Three telecom giants from China and the U.S. led international patent filing activity via the World Intellectual Property Organization in 2014, the group said in a year-end review released Thursday. China and the U.S. combined caused 87 percent of the total growth in filings under WIPO’s Patent Cooperation Treaty (PCT), which saw some 215,000 applications in 2014, a 4.5 percent increase over the previous year, WIPO said. China’s Huawei, with 3,442 published PCT applications, was 2014’s most prolific applicant, followed by U.S.-based Qualcomm (2,409 published applications) and China’s ZTE (2,179 published applications). The U.S. was the most active country of origin for PCT filers in 2014, with 61,492 applications, a 7.1 increase from 2013, WIPO said. Japan followed with 42,459 applications, a 3 percent decline from 2013, it said. Applicants from China filed 25,539 applications, an 18.7 percent increase from 2013, putting China in third place in terms of PCT application activity, it said.

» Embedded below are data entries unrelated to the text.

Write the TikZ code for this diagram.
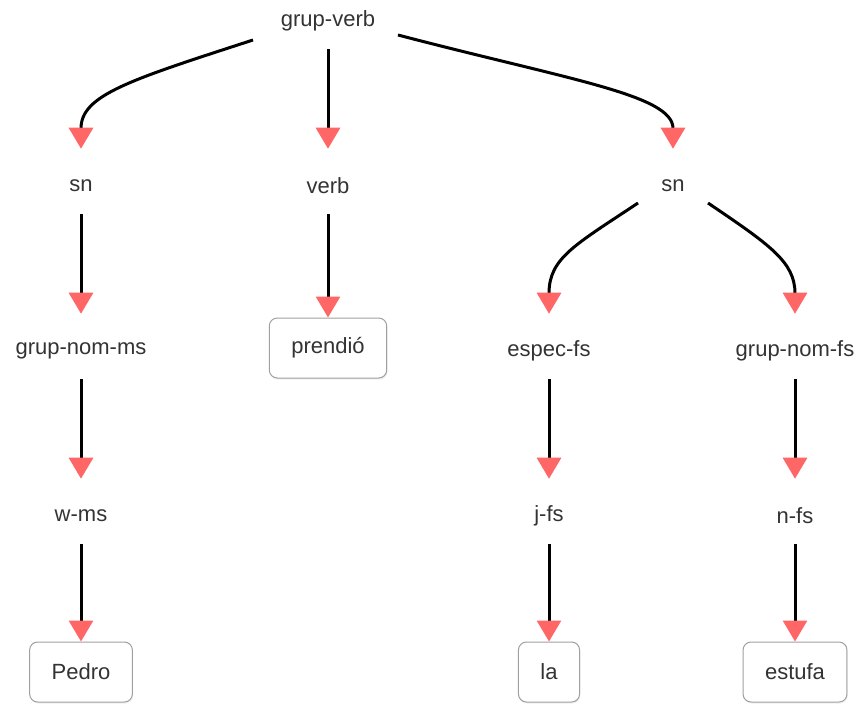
\documentclass[tikz,border=0pt]{standalone}
\usepackage{fontspec}
\setmainfont{Liberation Sans}
\usetikzlibrary{arrows.meta,calc,shadows}
\definecolor{arrowred}{HTML}{FF6666}
\definecolor{txt}{HTML}{333333}
\definecolor{boxline}{HTML}{A0A0A0}
\begin{document}
\begin{tikzpicture}[x=0.75pt,y=-0.75pt,
  lab/.style={inner sep=0pt, minimum height=42pt, text=txt, font=\fontsize{16.5}{19}\selectfont},
  wordbox/.style={draw=boxline, rounded corners=6pt, minimum height=45pt, inner xsep=16.5pt, fill=white, line width=0.75pt, text=txt, font=\fontsize{16.5}{19}\selectfont, drop shadow={opacity=0.12, shadow xshift=0.6pt, shadow yshift=-1.2pt}},
  link/.style={line width=2.25pt, -{Triangle[length=15.75pt,width=18pt,color=arrowred]}},
  tolab/.style={link, shorten >=6.75pt}]
\useasboundingbox (0,0) rectangle (855,704);

% nodes
\node[lab] (gv) at (328,21) {grup-verb};
\node[lab] (sn1) at (81,186) {sn};
\node[lab] (verb) at (328,186) {verb};
\node[lab] (sn2) at (673,186) {sn};
\node[lab] (gnms) at (81,351) {grup-nom-ms};
\node[wordbox] (prendio) at (328,348) {prendió};
\node[lab] (espec) at (549,351) {espec-fs};
\node[lab] (gnfs) at (795,351) {grup-nom-fs};
\node[lab] (wms) at (81,516) {w-ms};
\node[lab] (jfs) at (549,516) {j-fs};
\node[lab] (nfs) at (795,516) {n-fs};
\node[wordbox] (pedro) at (81,672) {Pedro};
\node[wordbox] (la) at (549,672) {la};
\node[wordbox] (estufa) at (795,672) {estufa};

% connectors
\draw[tolab] ($(gv.center)+(-75,19)$) .. controls (130,80) and (81,95) .. (sn1.north);
\draw[tolab] (gv.south) -- (verb.north);
\draw[tolab] ($(gv.center)+(70,14)$) .. controls (570,80) and (673,95) .. (sn2.north);
\draw[tolab] (sn1.south) -- (gnms.north);
\draw[link] (verb.south) -- (prendio.north);
\draw[tolab] ($(sn2.center)+(-35,17)$) .. controls (575,245) and (549,258) .. (espec.north);
\draw[tolab] ($(sn2.center)+(35,17)$) .. controls (770,245) and (795,262) .. (gnfs.north);
\draw[tolab] (gnms.south) -- (wms.north);
\draw[tolab] (espec.south) -- (jfs.north);
\draw[tolab] (gnfs.south) -- (nfs.north);
\draw[link] (wms.south) -- (pedro.north);
\draw[link] (jfs.south) -- (la.north);
\draw[link] (nfs.south) -- (estufa.north);
\end{tikzpicture}
\end{document}
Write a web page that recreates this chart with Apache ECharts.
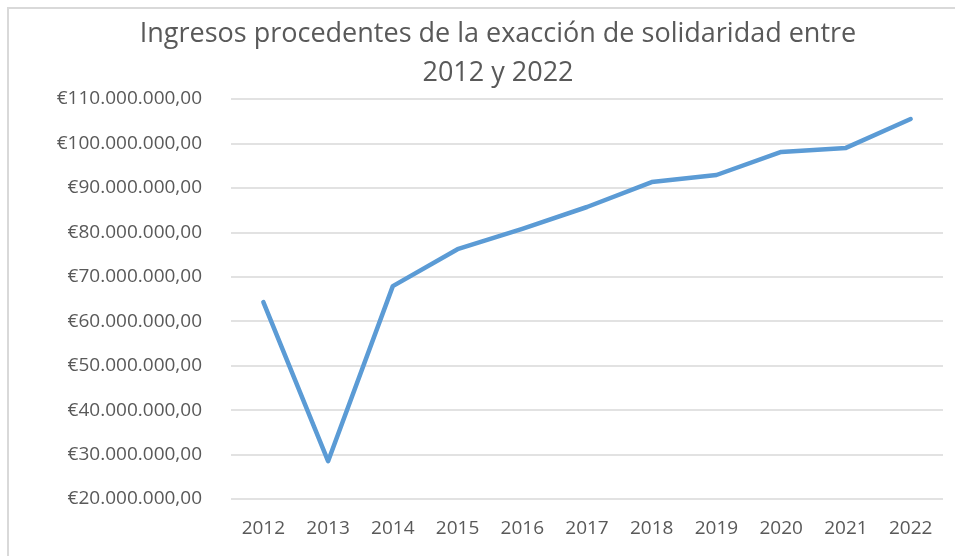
<!DOCTYPE html>
<html>
<head>
<meta charset="utf-8">
<script src="https://cdn.jsdelivr.net/npm/echarts@6/dist/echarts.min.js"></script>
<style>
  html, body { margin: 0; padding: 0; background: #fff; overflow: hidden; }
  #frame {
    position: absolute;
    left: 7px;
    top: 7px;
    width: 960px;
    height: 560px;
    border: 2px solid #d9d9d9;
    box-sizing: border-box;
  }
  #chart {
    position: absolute;
    left: 0;
    top: 0;
    width: 955px;
    height: 556px;
  }
</style>
</head>
<body>
<div id="frame"></div>
<div id="chart"></div>
<script>
const titleText = 'Ingresos procedentes de la exacción de solidaridad entre\n2012 y 2022'
const years = ['2012', '2013', '2014', '2015', '2016', '2017', '2018', '2019', '2020', '2021', '2022']
const ingresos = [64300000, 28500000, 67900000, 76200000, 80800000, 85700000, 91300000, 92900000, 98100000, 99000000, 105500000]
const yMin = 20000000
const yMax = 110000000
const yStep = 10000000

function euro(v) {
  // formato español: €110.000.000,00
  const s = Math.round(v).toString().replace(/\B(?=(\d{3})+(?!\d))/g, '.')
  return '€' + s + ',00'
}

const myChart = echarts.init(document.getElementById('chart'))
myChart.setOption({
  animation: false,
  textStyle: { fontFamily: 'Open Sans' },
  title: {
    text: titleText,
    left: 493,
    textAlign: 'center',
    top: 10,
    textStyle: {
      fontFamily: 'Open Sans',
      fontWeight: 'normal',
      fontSize: 27,
      color: '#595959',
      lineHeight: 39
    }
  },
  grid: {
    left: 231,
    right: 12,
    top: 99,
    bottom: 57
  },
  xAxis: {
    type: 'category',
    data: years,
    boundaryGap: true,
    axisLine: { show: false },
    axisTick: { show: false },
    axisLabel: {
      color: '#595959',
      fontSize: 19,
      margin: 20
    }
  },
  yAxis: {
    type: 'value',
    min: yMin,
    max: yMax,
    interval: yStep,
    axisLine: { show: false },
    axisTick: { show: false },
    splitLine: { lineStyle: { color: '#d9d9d9', width: 1.5 } },
    axisLabel: {
      color: '#595959',
      fontSize: 19,
      margin: 29,
      formatter: euro
    }
  },
  series: [
    {
      type: 'line',
      data: ingresos,
      symbol: 'none',
      lineStyle: { color: '#5b9bd5', width: 4.5, cap: 'round', join: 'round' }
    }
  ]
})
</script>
</body>
</html>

MPEG LA updated coverage of its High Efficiency Video Coding (HEVC) patent portfolio to reflect recent ITU revisions in the HEVC standard, the licensing group said in a Thursday announcement. License coverage now includes five variations of HEVC’s “main profile,” plus roughly 20 versions of “format range extension profiles,” it said. “The current royalty rates that apply to products which use one or more HEVC profiles remain unchanged.” MPEG LA runs the HEVC license program as a one-stop shop for about two dozen companies and universities that hold HEVC-related patents. Prominent companies on the list include Apple, Fujitsu, Hitachi Maxell, NEC, NTTDoCoMo, Samsung and Siemens.